Making Progress During Uncertainty

NOTE: This blog includes discussions and explorations of legal issues. The content is intended for educational purposes only, and is not intended to be legal advice. You should always consult with a licensed attorney about actions that could impair your legal rights.

“In this day and age, ‘uncertainty’ is a constant.” You have probably heard that statement before — maybe even with some specificity added on for good measure (e.g., “we all know what I am talking about”), but that is no better than “cold-reading the room.” It is a statement that lacks substance, and it is an example of when generalizing wisdom is less useful for specific situations. For many people, it might as well had not even been said. My role as an attorney is to apply the law (i.e., that generalized wisdom), so that you can use that understanding to make informed decisions.

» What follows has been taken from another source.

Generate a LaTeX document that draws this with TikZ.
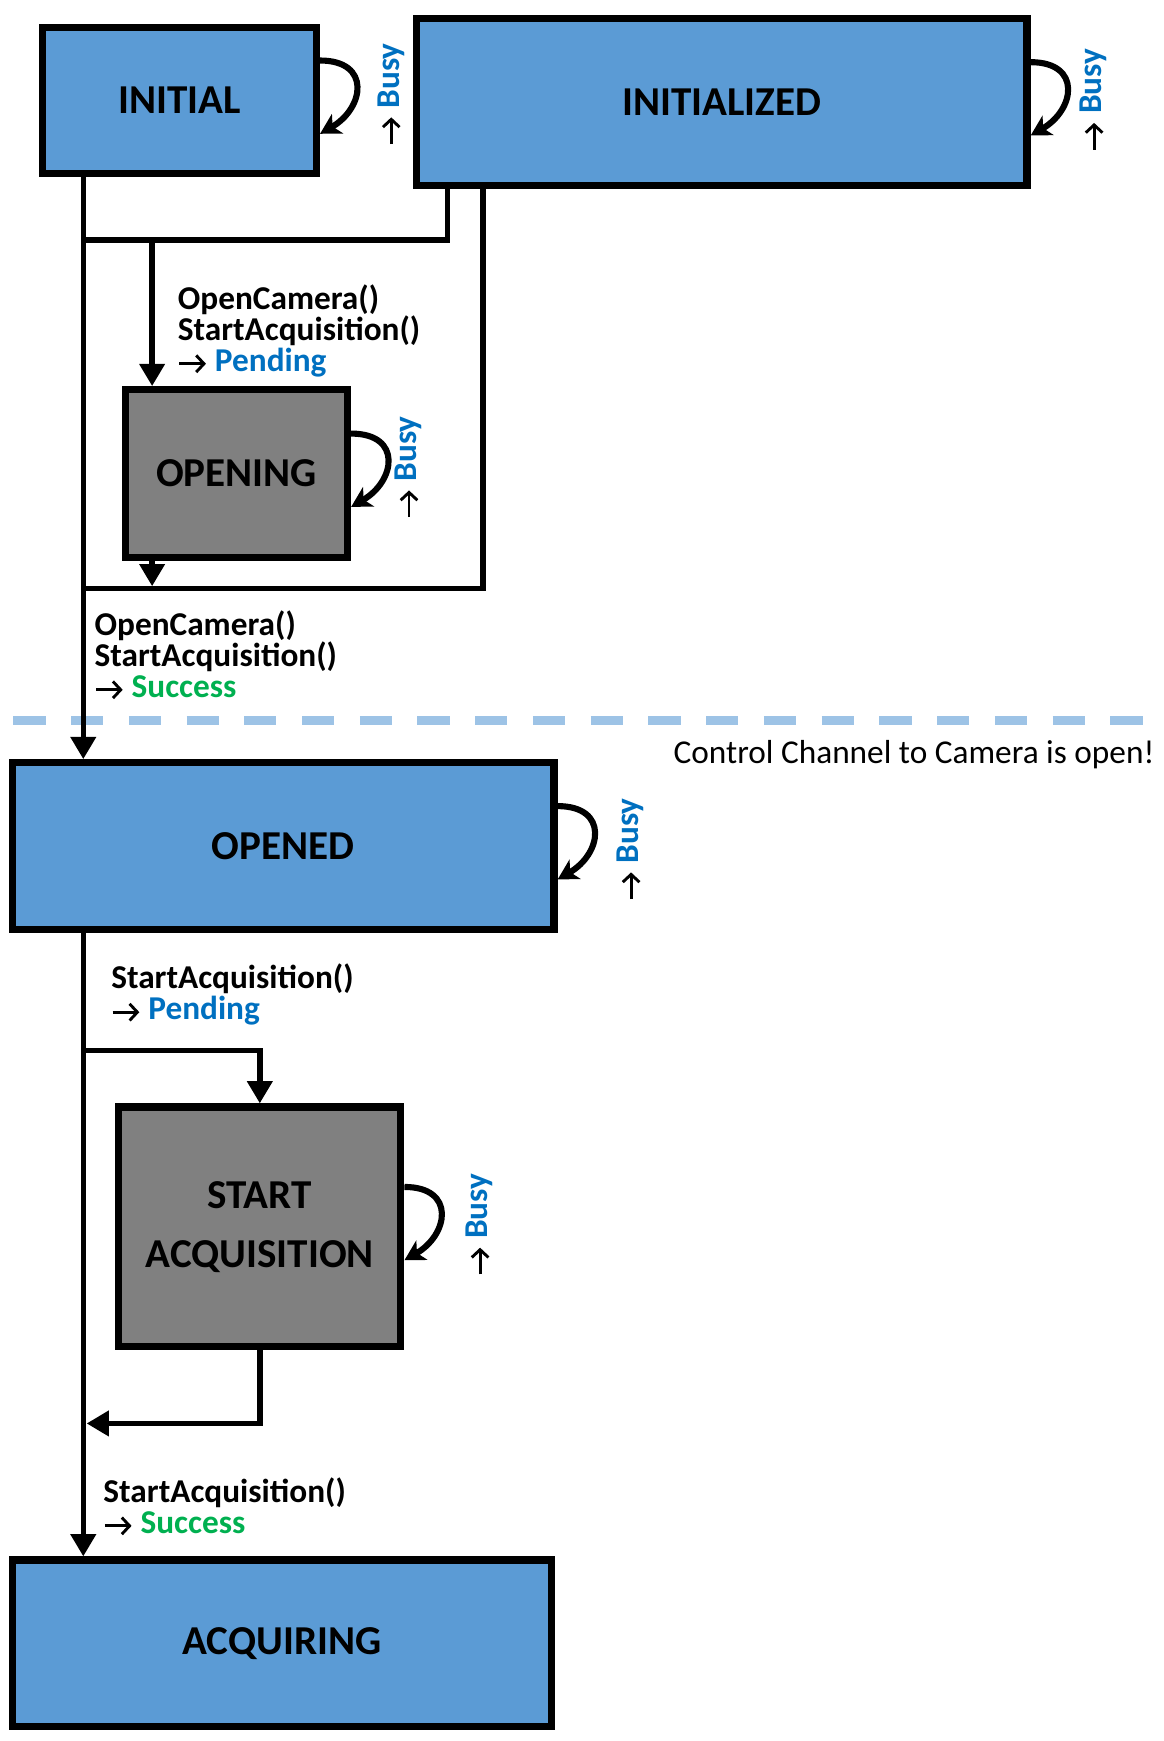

All of that being said, we do appear to be in a moment of high uncertainty: the United States House of Representatives opened a formal impeachment inquiry into the President, there are concerns about a trade war with Europe, a possible trade deal with China, and Formula 1 is considering “reverse‑grid qualifying races.” No one knows exactly how all that will end, and most people do not even possess the ability to directly affect what happens in those situations. But many people do have the ability to prepare for the opportunity that such uncertainty inevitably supplies. Focus on what you do know, and reach out to those that may be able to help you spot other ways to operate with more certainty.

All endeavors — regardless of profit motives (or the lack thereof) — will need to grow in some form or fashion in order to succeed. Constant developments in media and forms of communication present exciting new (and in many cases, less cost-prohibitive) solutions for expanding an entity’s audience or customer base, but these outreach efforts are not without risk.

Take advertising and product endorsements as an example. In part because of the debacle that was Fyre Festival, social media “influencers” have come under greater scrutiny for product endorsements. Failure to disclose sponsorships or payments for endorsements can run afoul of the law, leading to letters from the Federal Trade Commission (FTC), reminding “influencers and brands to clearly disclose [any] relationship” between the two, in some cases, and lawsuits in others. While there are certainly more egregious examples of what may be considered impropriety, for example, paying $250,000 for a single post on Instagram, updated FTC guidance related to product endorsements on social media, suggests that such an arrangement is not the “floor” for what the FTC expects to be disclosed for the benefit of consumers.

The fact that efforts to expand an audience or customer base can end up costing more than just the cost of a failed advertising campaign, should not be viewed as an insurmountable barrier to growing businesses. Proper disclosures are just an important piece of operating and expanding a business. It is an area of the law where speaking with a business attorney probably won’t help you to know the outcome of impeachment, whether a trade war between the United States and the European Union occurs, whether a trade deal with China is signed, or what Formula 1 will do with weekend race schedules, but it may help to provide you with greater certainty about the operation of your endeavor. Speaking with a business attorney now can help prepare you for when opportunity does strike.